A prerequisite to being a writer is this: you must have some significant level of self-doubt or insecurity. You must question your ability to mold words into a thought-provoking sentence. Everything you write is up for criticism by you.

I often think to myself: This is crap. What am I writing? That doesn’t sound good. No one is going to “get” that. What I am I doing here and where the hell are my pants? Is it necessary to wear pants here? Is there a dress code? Who invited me anyway? It was probably a mistake. I got the invitation by accident. The mail-person put it in the wrong box. It was for apartment #2.

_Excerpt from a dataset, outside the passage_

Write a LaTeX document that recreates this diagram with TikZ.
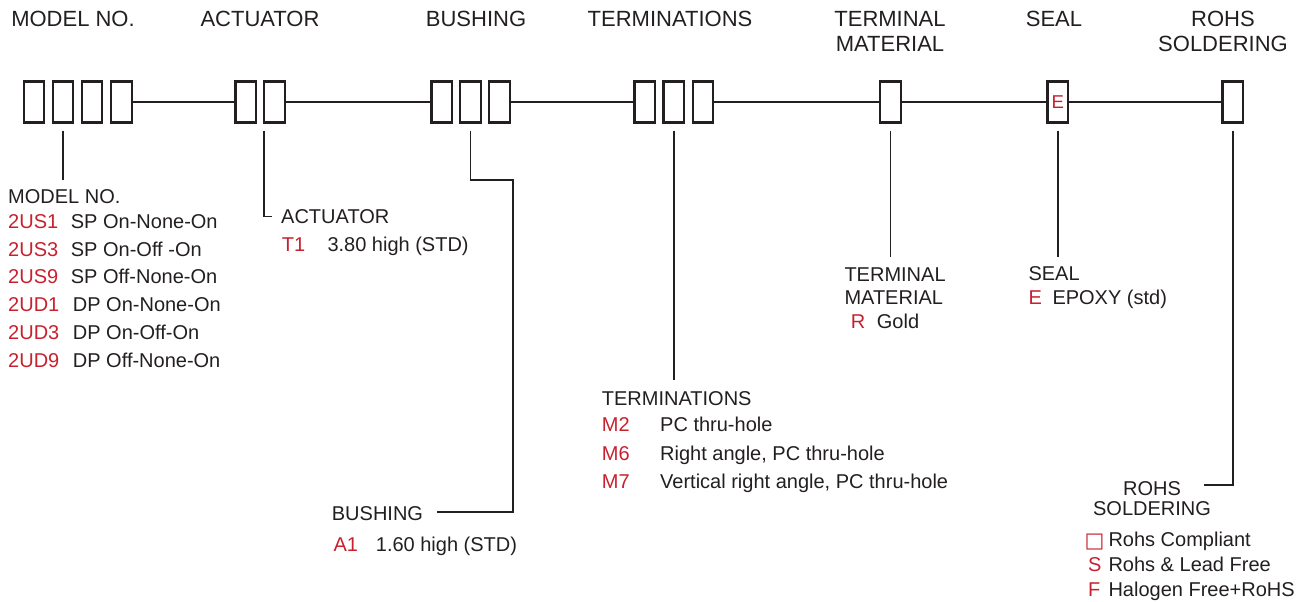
\documentclass[tikz,border=0pt]{standalone}
\usepackage{fontspec}
\setmainfont{Liberation Sans}
\newfontfamily\symfont{DejaVu Sans}
\definecolor{codered}{RGB}{200,32,46}
\definecolor{ink}{RGB}{35,31,32}
\begin{document}
\begin{tikzpicture}[x=1pt,y=-1pt,
  cell/.style={draw=ink,line width=2.2pt,minimum width=20.5pt,minimum height=41pt,inner sep=0pt,outer sep=0pt},
  head/.style={font=\fontsize{22}{25}\selectfont,text=ink,inner sep=0pt,anchor=base,align=center},
  lbl/.style={font=\fontsize{20}{22.3}\selectfont,text=ink,inner sep=0pt,anchor=base west},
  lblc/.style={lbl,anchor=base,align=center},
  code/.style={lbl,text=codered},
  wire/.style={draw=ink,line width=1.9pt},
  drop/.style={wire,shorten <=8pt}]
\useasboundingbox (0,0) rectangle (1302,602);

% header texts (multi-line nodes are placed by the baseline of their last line)
\node[head] (hm) at (73,27) {MODEL NO.};
\node[head] (ha) at (260,27) {ACTUATOR};
\node[head] (hb) at (476,27) {BUSHING};
\node[head] (ht) at (670,27) {TERMINATIONS};
\node[head] (htm) at (890,52) {TERMINAL\\MATERIAL};
\node[head] (hs) at (1054,27) {SEAL};
\node[head] (hr) at (1223,52) {ROHS\\SOLDERING};

% boxes
\node[cell] (m1) at (34,102) {};
\node[cell] (m2) at (63,102) {};
\node[cell] (m3) at (92,102) {};
\node[cell] (m4) at (121.6,102) {};
\node[cell] (a1) at (245.8,102) {};
\node[cell] (a2) at (274.5,102) {};
\node[cell] (b1) at (441.7,102) {};
\node[cell] (b2) at (470.5,102) {};
\node[cell] (b3) at (499.5,102) {};
\node[cell] (t1) at (644.7,102) {};
\node[cell] (t2) at (673.8,102) {};
\node[cell] (t3) at (703,102) {};
\node[cell] (tm) at (890.5,102) {};
\node[cell,text=codered,font=\fontsize{18.6}{20}\selectfont] (se) at (1057.8,102) {\raisebox{-2.5pt}{E}};
\node[cell] (ro) at (1232.8,102) {};

% chain connectors
\draw[wire] (m4.east) -- (a1.west);
\draw[wire] (a2.east) -- (b1.west);
\draw[wire] (b3.east) -- (t1.west);
\draw[wire] (t3.east) -- (tm.west);
\draw[wire] (tm.east) -- (se.west);
\draw[wire] (se.east) -- (ro.west);

% model list
\node[lbl] (ml) at (8,203) {MODEL NO.};
\foreach \c/\d/\y/\dx [count=\i] in {2US1/SP On-None-On/228/70.7, 2US3/SP On-Off -On/256/70.7, 2US9/SP Off-None-On/283.5/70.7, 2UD1/DP On-None-On/311.5/72.7, 2UD3/DP On-Off-On/339/72.7, 2UD9/DP Off-None-On/367/72.7}{
  \node[code] (mc\i) at (8,\y) {\c};
  \node[lbl] (md\i) at (\dx,\y) {\d};
}
\coordinate (mEnd) at (m2.south |- 0,180);
\draw[drop] (m2.south) -- (mEnd);

% actuator
\node[lbl] (al) at (281,223) {ACTUATOR};
\node[code] (ac) at (281.7,251.7) {T1};
\node[lbl] (ad) at (327.3,251.7) {3.80 high (STD)};
\coordinate (aEnd) at (272,216.5);
\draw[drop] (a2.south west) |- (aEnd);

% bushing
\node[lbl] (bl) at (331.7,520) {BUSHING};
\node[code] (bc) at (333.3,551.7) {A1};
\node[lbl] (bd) at (375.7,551.7) {1.60 high (STD)};
\coordinate (bA) at (513.3,180);
\coordinate (bEnd) at (437,512);
\draw[drop] (b2.south) |- (bA) |- (bEnd);

% terminations
\node[lbl] (tl) at (601.7,405) {TERMINATIONS};
\foreach \c/\d/\y [count=\i] in {M2/PC thru-hole/431.7, M6/{Right angle, PC thru-hole}/460, M7/{Vertical right angle, PC thru-hole}/488.3}{
  \node[code] (tc\i) at (601.7,\y) {\c};
  \node[lbl] (td\i) at (660,\y) {\d};
}
\coordinate (tEnd) at (t2.south |- 0,380);
\draw[drop] (t2.south) -- (tEnd);

% terminal material
\node[lbl,align=left] (tml) at (844.3,304) {TERMINAL\\MATERIAL};
\node[code] (tmc) at (850.7,328.3) {R};
\node[lbl] (tmd) at (876.7,328.3) {Gold};
\coordinate (tmEnd) at (tm.south |- 0,257);
\draw[drop] (tm.south) -- (tmEnd);

% seal
\node[lbl] (sl) at (1028.3,280.7) {SEAL};
\node[code] (sc) at (1028.3,304) {E};
\node[lbl] (sd) at (1052.3,304) {EPOXY (std)};
\coordinate (sEnd) at (se.south |- 0,257);
\draw[drop] (se.south) -- (sEnd);

% rohs
\node[lblc,font=\fontsize{20}{20}\selectfont] (rl) at (1152,515) {ROHS\\SOLDERING};
\node[code,font=\symfont\fontsize{21}{22}\selectfont] (rc1) at (1084.5,547.5) {□};
\node[lbl] (rd1) at (1108.3,546.7) {Rohs Compliant};
\node[code] (rc2) at (1088,571.7) {S};
\node[lbl] (rd2) at (1108.3,571.7) {Rohs \& Lead Free};
\node[code] (rc3) at (1088,596.7) {F};
\node[lbl] (rd3) at (1108.3,596.7) {Halogen Free+RoHS};
\coordinate (rEnd) at (1204,485);
\draw[drop] (ro.south) |- (rEnd);
\end{tikzpicture}
\end{document}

Despite the fact that I am painfully insecure and I’m always concerned that you’re staring at the yogurt stain on my shirt, I keep writing anyway. I think about the novels I’ve read with insecure protagonists. There are so many of them. It must be a thing. Writers doubt themselves, their words, their talent, their ability to create a mood, a scene or tell a compelling story.

That’s me. I’m in the abyss of self-doubt, because I don’t know what to say, so I’m saying that. I’m not going to sit here and fake it. I’m not going to try to think of something funny to say or write a thought-provoking article because I don’t have anything in my brain right now.

I admit that I’m insecure, because I know that there are other writers out there who feel the same way. I close my eyes and jump in my writing. I fake being brave. When in reality, I’m terrified of what people are thinking when they’re reading my words.

If you thought everything you wrote was amazing, then you wouldn’t try to write anymore. There are more stories in me and there are more stories in you. We can be insecure and profound at the same time. We can doubt every single word that graces the page and still send a message home.

Self-doubt is normal in writing. The goal (for me) is to keep writing despite the voice that tells me that what I’m putting out there isn’t worth saying. So if you’re writing something now and you’re thinking to yourself: this is awful, you’re not alone. I’m right there with you.